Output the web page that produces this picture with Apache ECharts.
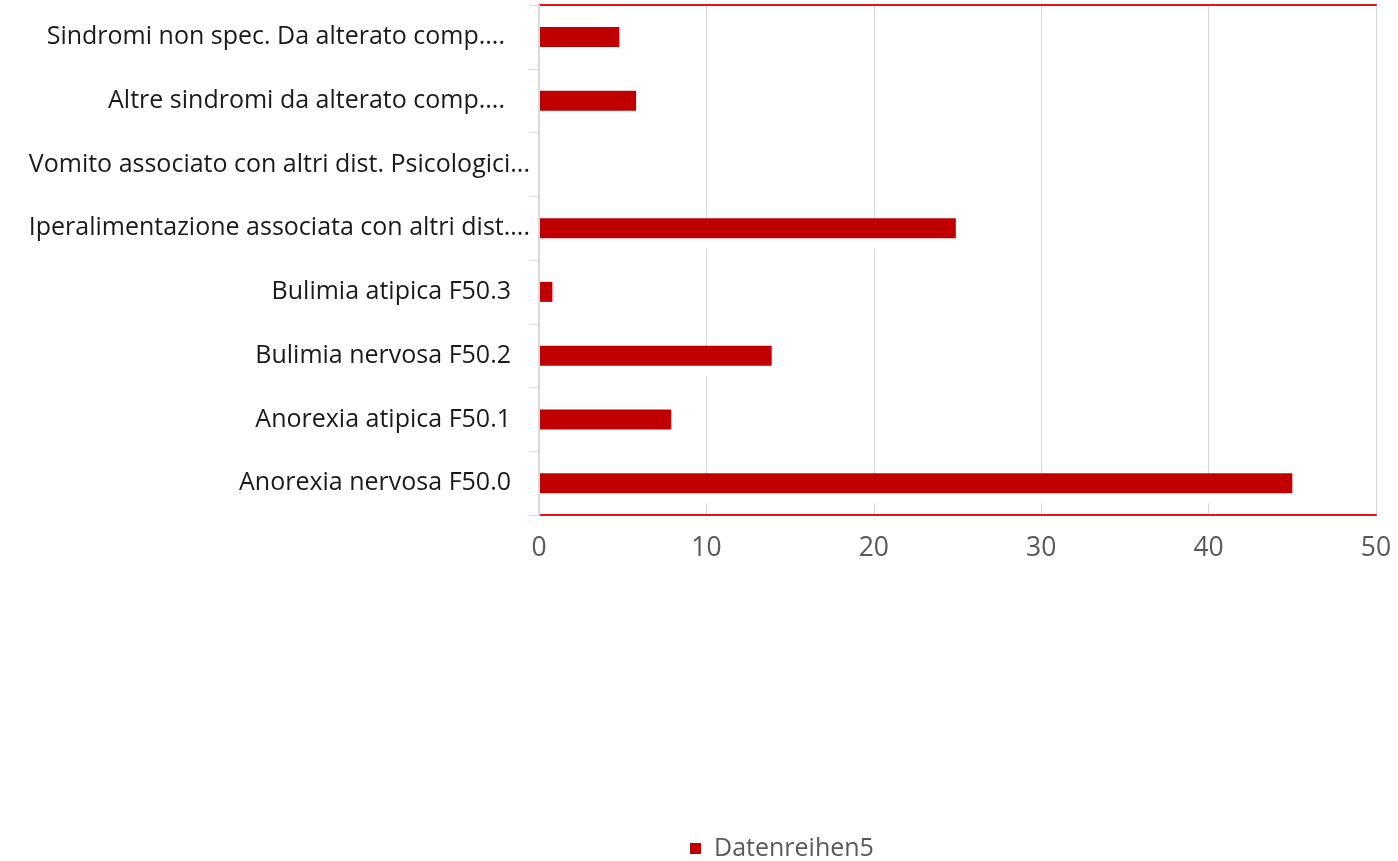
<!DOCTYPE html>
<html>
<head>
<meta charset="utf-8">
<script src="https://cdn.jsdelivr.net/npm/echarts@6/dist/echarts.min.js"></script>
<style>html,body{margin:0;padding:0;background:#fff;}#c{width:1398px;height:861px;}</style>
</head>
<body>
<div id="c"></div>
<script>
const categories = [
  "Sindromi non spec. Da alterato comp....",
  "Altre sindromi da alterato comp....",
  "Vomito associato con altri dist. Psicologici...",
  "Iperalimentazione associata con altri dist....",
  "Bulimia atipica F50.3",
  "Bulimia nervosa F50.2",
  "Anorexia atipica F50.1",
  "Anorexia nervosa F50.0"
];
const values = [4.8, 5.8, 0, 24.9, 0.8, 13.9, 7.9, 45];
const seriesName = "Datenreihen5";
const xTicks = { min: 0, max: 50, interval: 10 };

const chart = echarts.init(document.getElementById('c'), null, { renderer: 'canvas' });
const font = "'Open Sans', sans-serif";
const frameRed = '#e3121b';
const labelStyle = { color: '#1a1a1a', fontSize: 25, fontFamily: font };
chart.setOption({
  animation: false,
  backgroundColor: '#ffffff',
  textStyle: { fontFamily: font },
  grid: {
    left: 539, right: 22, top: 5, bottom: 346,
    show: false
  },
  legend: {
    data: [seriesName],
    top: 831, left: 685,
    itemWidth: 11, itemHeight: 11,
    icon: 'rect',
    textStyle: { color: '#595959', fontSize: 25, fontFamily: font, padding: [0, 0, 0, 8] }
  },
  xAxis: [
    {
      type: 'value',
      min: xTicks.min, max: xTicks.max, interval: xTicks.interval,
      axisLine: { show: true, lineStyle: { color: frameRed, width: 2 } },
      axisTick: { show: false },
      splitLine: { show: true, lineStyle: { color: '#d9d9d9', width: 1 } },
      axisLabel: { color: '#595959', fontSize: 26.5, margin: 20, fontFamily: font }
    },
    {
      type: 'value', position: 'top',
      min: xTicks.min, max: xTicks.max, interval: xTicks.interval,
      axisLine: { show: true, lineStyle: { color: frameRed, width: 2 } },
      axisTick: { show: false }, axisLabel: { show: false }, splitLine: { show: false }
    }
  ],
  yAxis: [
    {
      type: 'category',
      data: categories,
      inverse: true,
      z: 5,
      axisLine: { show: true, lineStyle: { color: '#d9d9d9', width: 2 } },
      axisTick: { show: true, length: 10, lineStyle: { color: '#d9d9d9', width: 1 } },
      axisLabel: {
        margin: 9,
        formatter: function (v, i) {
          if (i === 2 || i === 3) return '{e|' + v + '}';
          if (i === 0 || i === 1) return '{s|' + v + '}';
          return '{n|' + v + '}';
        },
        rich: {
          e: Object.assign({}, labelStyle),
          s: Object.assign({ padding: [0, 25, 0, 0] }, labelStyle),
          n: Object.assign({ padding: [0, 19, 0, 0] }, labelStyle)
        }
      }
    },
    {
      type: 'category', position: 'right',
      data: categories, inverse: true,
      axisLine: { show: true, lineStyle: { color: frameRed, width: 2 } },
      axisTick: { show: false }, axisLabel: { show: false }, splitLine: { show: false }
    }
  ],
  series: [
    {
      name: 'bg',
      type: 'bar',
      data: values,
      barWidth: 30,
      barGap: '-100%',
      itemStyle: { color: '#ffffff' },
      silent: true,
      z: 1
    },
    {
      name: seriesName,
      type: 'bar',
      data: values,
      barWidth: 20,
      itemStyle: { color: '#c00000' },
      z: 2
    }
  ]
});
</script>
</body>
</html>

++++++

§ **OBJECTIVE**
Leave out the pictures, then repeat the listing above exactly from its first line to the line with "50, interval: 10", inclusive.

§ **THE SOLUTION**
Output the web page that produces this picture with Apache ECharts.
<!DOCTYPE html>
<html>
<head>
<meta charset="utf-8">
<script src="https://cdn.jsdelivr.net/npm/echarts@6/dist/echarts.min.js"></script>
<style>html,body{margin:0;padding:0;background:#fff;}#c{width:1398px;height:861px;}</style>
</head>
<body>
<div id="c"></div>
<script>
const categories = [
  "Sindromi non spec. Da alterato comp....",
  "Altre sindromi da alterato comp....",
  "Vomito associato con altri dist. Psicologici...",
  "Iperalimentazione associata con altri dist....",
  "Bulimia atipica F50.3",
  "Bulimia nervosa F50.2",
  "Anorexia atipica F50.1",
  "Anorexia nervosa F50.0"
];
const values = [4.8, 5.8, 0, 24.9, 0.8, 13.9, 7.9, 45];
const seriesName = "Datenreihen5";
const xTicks = { min: 0, max: 50, interval: 10 };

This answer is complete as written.